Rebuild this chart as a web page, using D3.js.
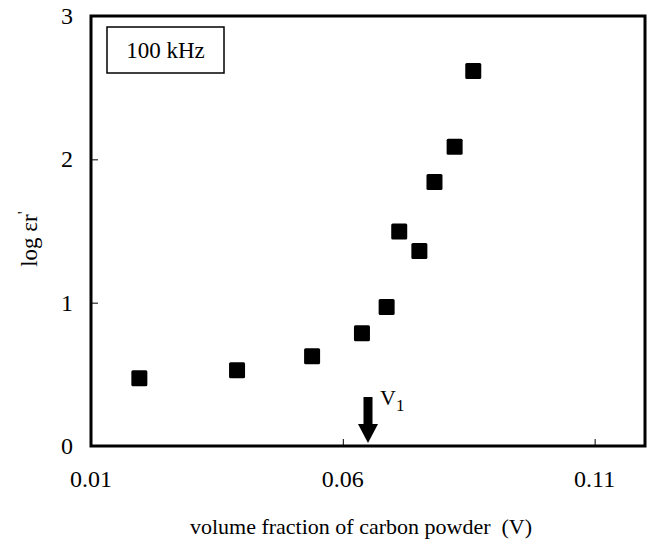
<!DOCTYPE html>
<html>
<head>
<meta charset="utf-8">
<script src="https://cdn.jsdelivr.net/npm/d3@7"></script>
<style>
  body { margin: 0; background: #fff; }
  svg text { font-family: "Liberation Serif", "Times New Roman", Tinos, "DejaVu Serif", serif; fill: #000; }
</style>
</head>
<body>
<div id="chart"></div>
<script>
// volume fraction of carbon powder
const fractions = [0.0196, 0.0390, 0.0539, 0.0638, 0.0687, 0.0712, 0.0752, 0.0782, 0.0822, 0.0859];
// log of relative permittivity at 100 kHz
const logEps = [0.473, 0.529, 0.626, 0.787, 0.969, 1.497, 1.36, 1.841, 2.088, 2.617];
const xTicks = [0.01, 0.06, 0.11];
const yTicks = [0, 1, 2, 3];
const v1 = 0.065;

const width = 650, height = 547;
const margin = { top: 16, right: 5, bottom: 101, left: 91 };

const svg = d3.select("#chart")
  .append("svg")
  .attr("width", width)
  .attr("height", height);

const x = d3.scaleLinear().domain([0.01, 0.12]).range([margin.left, width - margin.right]);
const y = d3.scaleLinear().domain([0, 3]).range([height - margin.bottom, margin.top]);

// inward ticks
const xAxis = d3.axisTop(x).tickValues(xTicks).tickSize(7).tickFormat("");
const yAxis = d3.axisRight(y).tickValues(yTicks).tickSize(7).tickFormat("");

svg.append("g")
  .attr("transform", `translate(0,${y(0)})`)
  .call(xAxis)
  .call(g => g.select(".domain").remove());
svg.append("g")
  .attr("transform", `translate(${x(0.01)},0)`)
  .call(yAxis)
  .call(g => g.select(".domain").remove());

// frame
svg.append("rect")
  .attr("x", x(0.01))
  .attr("y", y(3))
  .attr("width", x(0.12) - x(0.01))
  .attr("height", y(0) - y(3))
  .attr("fill", "none")
  .attr("stroke", "#000")
  .attr("stroke-width", 3);

// tick labels
svg.selectAll(".xlab").data(xTicks).enter()
  .append("text")
  .attr("x", d => x(d))
  .attr("y", y(0) + 41)
  .attr("text-anchor", "middle")
  .style("font-size", "24px")
  .text(d => d3.format(".2f")(d));

svg.selectAll(".ylab").data(yTicks).enter()
  .append("text")
  .attr("x", x(0.01) - 24)
  .attr("y", d => y(d) + 8)
  .attr("text-anchor", "middle")
  .style("font-size", "24px")
  .text(d => d);

// axis titles
svg.append("text")
  .attr("x", 361)
  .attr("y", 534)
  .attr("text-anchor", "middle")
  .attr("xml:space", "preserve")
  .style("font-size", "22px")
  .text("volume fraction of carbon powder  (V)");

const yt = svg.append("text")
  .attr("transform", `translate(37,${(y(0) + y(3)) / 2 + 8}) rotate(-90)`)
  .attr("text-anchor", "middle")
  .style("font-size", "23px");
yt.append("tspan").text("log εr");
yt.append("tspan").attr("font-size", "17px").attr("dy", -8).text("'");

// frequency box
svg.append("rect")
  .attr("x", 107).attr("y", 27)
  .attr("width", 117).attr("height", 46)
  .attr("fill", "none").attr("stroke", "#000").attr("stroke-width", 1.5);
svg.append("text")
  .attr("x", 165.5).attr("y", 58)
  .attr("text-anchor", "middle")
  .style("font-size", "23px")
  .text("100 kHz");

// data points
const sq = 16;
svg.selectAll(".pt").data(fractions).enter()
  .append("rect")
  .attr("x", d => x(d) - sq / 2)
  .attr("y", (d, i) => y(logEps[i]) - sq / 2)
  .attr("width", sq)
  .attr("height", sq)
  .attr("rx", 1.5)
  .attr("fill", "#000");

// V1 arrow
const ax = x(v1);
svg.append("rect")
  .attr("x", ax - 4.5).attr("y", 397)
  .attr("width", 9).attr("height", 28)
  .attr("fill", "#000");
svg.append("path")
  .attr("d", `M${ax - 10},424 L${ax + 10},424 L${ax},${y(0) - 3} Z`)
  .attr("fill", "#000");
const vt = svg.append("text")
  .attr("x", ax + 12).attr("y", 405)
  .style("font-size", "22px");
vt.append("tspan").text("V");
vt.append("tspan").attr("font-size", "17px").attr("dy", 6).text("1");
</script>
</body>
</html>
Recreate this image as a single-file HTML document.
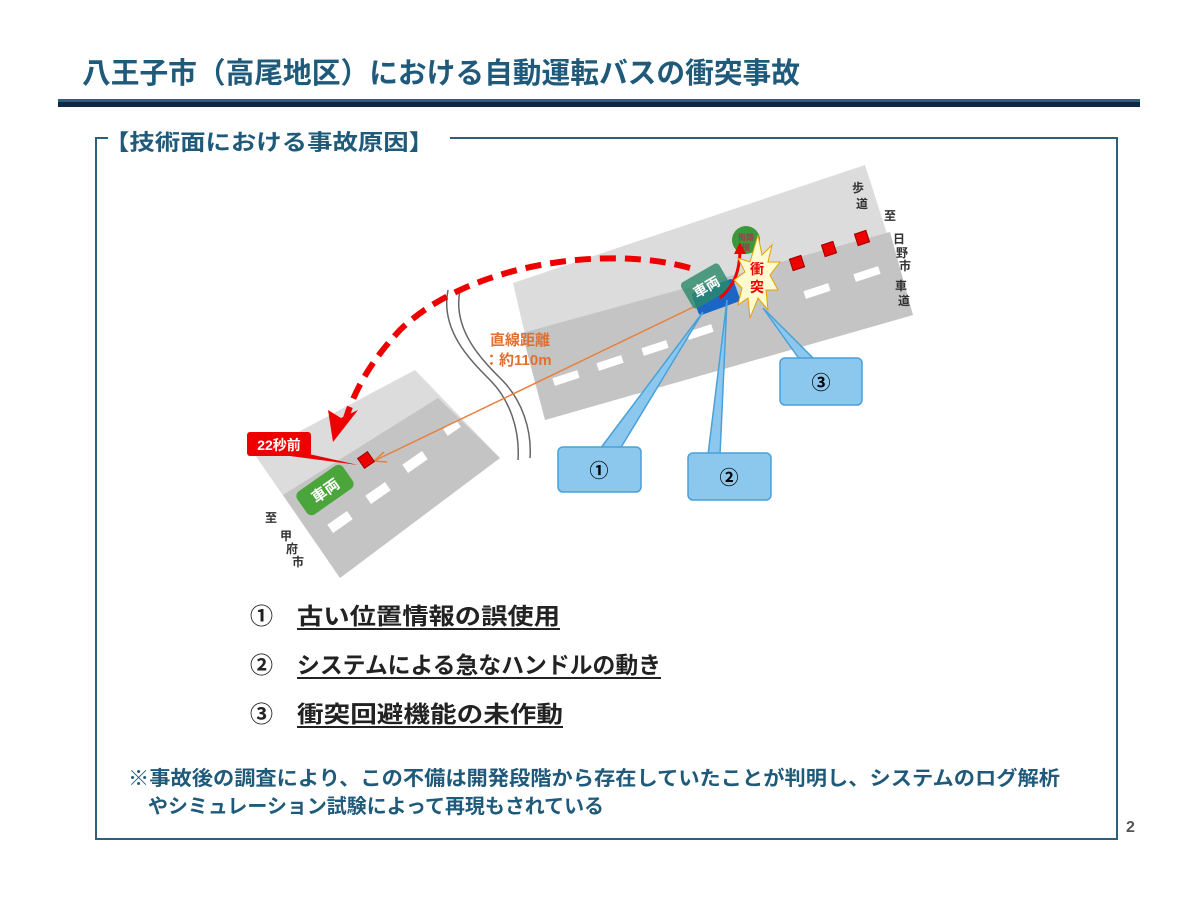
<!DOCTYPE html>
<html><head><meta charset="utf-8"><style>
html,body{margin:0;padding:0;background:#fff}
svg{display:block}
text{font-family:"Liberation Sans","Noto Sans CJK JP",sans-serif;font-weight:bold}
</style></head><body>
<svg width="1200" height="900" viewBox="0 0 1200 900" xmlns="http://www.w3.org/2000/svg">
<rect width="1200" height="900" fill="#fff"/>
<text x="82" y="83" font-size="29" fill="#1f5a7a" textLength="718" lengthAdjust="spacingAndGlyphs">八王子市（高尾地区）における自動運転バスの衝突事故</text>
<rect x="58" y="99" width="1082" height="3" fill="#2d5f7f"/>
<rect x="58" y="102" width="1082" height="5" fill="#0f2a40"/>
<path d="M108,138 H96 V839 H1117 V138 H450" fill="none" stroke="#2d5f7f" stroke-width="2"/>
<text x="104" y="150" font-size="22" fill="#1f5a7a" textLength="330" lengthAdjust="spacingAndGlyphs">【技術面における事故原因】</text>

<!-- left road -->
<polygon points="255,455 415,370 500,458 340,578" fill="#dcdcdc"/>
<polygon points="283,495 438,398 500,458 340,578" fill="#c4c4c4"/>
<g fill="#fff">
<rect x="-12" y="-5" width="24" height="10" transform="translate(340,522) rotate(-35)"/>
<rect x="-12" y="-5" width="24" height="10" transform="translate(378,493) rotate(-35)"/>
<rect x="-12" y="-5" width="24" height="10" transform="translate(415,462) rotate(-35)"/>
<rect x="-8" y="-4" width="16" height="8" transform="translate(452,428) rotate(-35)"/>
</g>
<!-- right road -->
<polygon points="513,283 865,165 913,315 545,420" fill="#dcdcdc"/>
<polygon points="522,333 890,232 913,315 545,420" fill="#c4c4c4"/>
<g fill="#fff">
<rect x="-13" y="-4" width="26" height="8" transform="translate(566,378) rotate(-18)"/>
<rect x="-13" y="-4" width="26" height="8" transform="translate(610,363) rotate(-18)"/>
<rect x="-13" y="-4" width="26" height="8" transform="translate(655,348) rotate(-18)"/>
<rect x="-13" y="-4" width="26" height="8" transform="translate(700,332) rotate(-18)"/>
<rect x="-13" y="-4" width="26" height="8" transform="translate(817,291) rotate(-18)"/>
<rect x="-13" y="-4" width="26" height="8" transform="translate(867,274) rotate(-18)"/>
</g>
<!-- river break -->
<path d="M448,290 C440,330 470,360 490,380 C510,400 520,430 518,460" fill="none" stroke="#666" stroke-width="1.5"/>
<path d="M460,290 C452,330 482,360 502,380 C522,400 532,430 530,458" fill="none" stroke="#666" stroke-width="1.5"/>
<!-- orange line -->
<line x1="708" y1="300" x2="376" y2="460" stroke="#e8803c" stroke-width="1.5"/>
<path d="M374,461 L384,452 M374,461 L387,462" stroke="#e8803c" stroke-width="1.5"/>
<text x="490" y="345" font-size="15" fill="#e07030">直線距離</text>
<text x="484" y="365" font-size="15" fill="#e07030">：約110m</text>
<!-- red squares -->
<g fill="#e00" stroke="#900" stroke-width="1">
<rect x="-6" y="-6" width="12" height="12" transform="translate(366,460) rotate(-35)"/>
<rect x="-6" y="-6" width="12" height="12" transform="translate(797,263) rotate(-18)"/>
<rect x="-6" y="-6" width="12" height="12" transform="translate(829,249) rotate(-18)"/>
<rect x="-6" y="-6" width="12" height="12" transform="translate(862,238) rotate(-18)"/>
</g>
<!-- green car left -->
<g transform="translate(325,490) rotate(-35)">
<rect x="-28" y="-14" width="56" height="28" rx="6" fill="#4aa63a"/>
<text x="0" y="6" font-size="15" fill="#fff" text-anchor="middle">車両</text>
</g>
<!-- 22秒前 -->
<polygon points="300,452 358,465 290,456" fill="#e00"/>
<rect x="247" y="432" width="64" height="24" rx="3" fill="#e00"/>
<text x="279" y="450" font-size="14" fill="#fff" text-anchor="middle">22秒前</text>
<!-- red dashed arc -->
<path d="M690,268 C610,245 470,262 400,330 C370,362 355,390 346,418" fill="none" stroke="#e00" stroke-width="6" stroke-dasharray="16,9"/>
<polygon points="333,442 328,410 341,418 358,410" fill="#e00"/>
<!-- tree -->
<circle cx="746" cy="240" r="14" fill="#3a9a3a"/>
<text x="746" y="240" font-size="8" fill="#a35" text-anchor="middle">街路</text>
<text x="746" y="250" font-size="8" fill="#a35" text-anchor="middle">樹</text>
<!-- cars right -->
<g transform="translate(716,297) rotate(-20)">
<rect x="-22" y="-12" width="44" height="24" rx="3" fill="#1b66c4"/>
</g>
<g transform="translate(706,286) rotate(-30)">
<rect x="-22" y="-15" width="44" height="30" rx="4" fill="#2a8a6a" opacity="0.8"/>
<text x="0" y="6" font-size="14" fill="#fff" text-anchor="middle">車両</text>
</g>
<path d="M720,298 C735,285 740,270 740,248" fill="none" stroke="#e00" stroke-width="3"/>
<polygon points="740,242 734,254 746,254" fill="#e00"/>
<!-- starburst -->
<polygon points="758,235 762,255 772,245 768,262 780,262 770,275 778,290 766,290 768,310 758,298 750,318 748,298 738,305 742,288 734,280 745,272 738,258 750,262" fill="#fffbd0" stroke="#e6a000" stroke-width="1"/>
<text x="757" y="274" font-size="14" fill="#e00" text-anchor="middle">衝</text>
<text x="757" y="292" font-size="14" fill="#e00" text-anchor="middle">突</text>
<!-- callouts -->
<g fill="#8cc8ee" stroke="#4aa0d8" stroke-width="1.5">
<polygon points="600,449 703,312 620,449"/>
<rect x="558" y="447" width="83" height="45" rx="5"/>
<polygon points="708,455 727,300 720,455"/>
<rect x="688" y="453" width="83" height="47" rx="5"/>
<polygon points="800,360 763,308 815,360"/>
<rect x="780" y="358" width="82" height="47" rx="5"/>
</g>
<g font-size="19" fill="#000" text-anchor="middle">
<text x="599" y="477">①</text>
<text x="729" y="484">②</text>
<text x="821" y="389">③</text>
</g>
<!-- labels -->
<g font-size="12" fill="#333" font-weight="normal">
<text x="852" y="192">歩</text><text x="856" y="208">道</text>
<text x="884" y="220">至</text>
<text x="893" y="243">日</text><text x="896" y="257">野</text><text x="899" y="270">市</text>
<text x="895" y="290">車</text><text x="898" y="305">道</text>
<text x="265" y="522">至</text>
<text x="280" y="540">甲</text><text x="286" y="553">府</text><text x="292" y="566">市</text>
</g>
<!-- list -->
<g font-size="23" fill="#222">
<text x="250" y="624">①</text>
<text x="297" y="624" textLength="263" lengthAdjust="spacingAndGlyphs">古い位置情報の誤使用</text>
<rect x="297" y="628" width="263" height="2" fill="#222"/>
<text x="250" y="673">②</text>
<text x="297" y="673" textLength="364" lengthAdjust="spacingAndGlyphs">システムによる急なハンドルの動き</text>
<rect x="297" y="677" width="364" height="2" fill="#222"/>
<text x="250" y="722">③</text>
<text x="297" y="722" textLength="266" lengthAdjust="spacingAndGlyphs">衝突回避機能の未作動</text>
<rect x="297" y="726" width="266" height="2" fill="#222"/>
</g>
<text x="128" y="785" font-size="20" fill="#1f5a7a" textLength="932" lengthAdjust="spacingAndGlyphs">※事故後の調査により、この不備は開発段階から存在していたことが判明し、システムのログ解析</text>
<text x="148" y="813" font-size="20" fill="#1f5a7a" textLength="456" lengthAdjust="spacingAndGlyphs">やシミュレーション試験によって再現もされている</text>
<text x="1126" y="832" font-size="16" fill="#555" font-weight="normal">2</text>
</svg>
</body></html>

Work to do
Read the entries and show each line that mentions "chart".

Response to this exercise
Rebuild this chart as a web page, using D3.js.
<div id="chart"></div>
const svg = d3.select("#chart")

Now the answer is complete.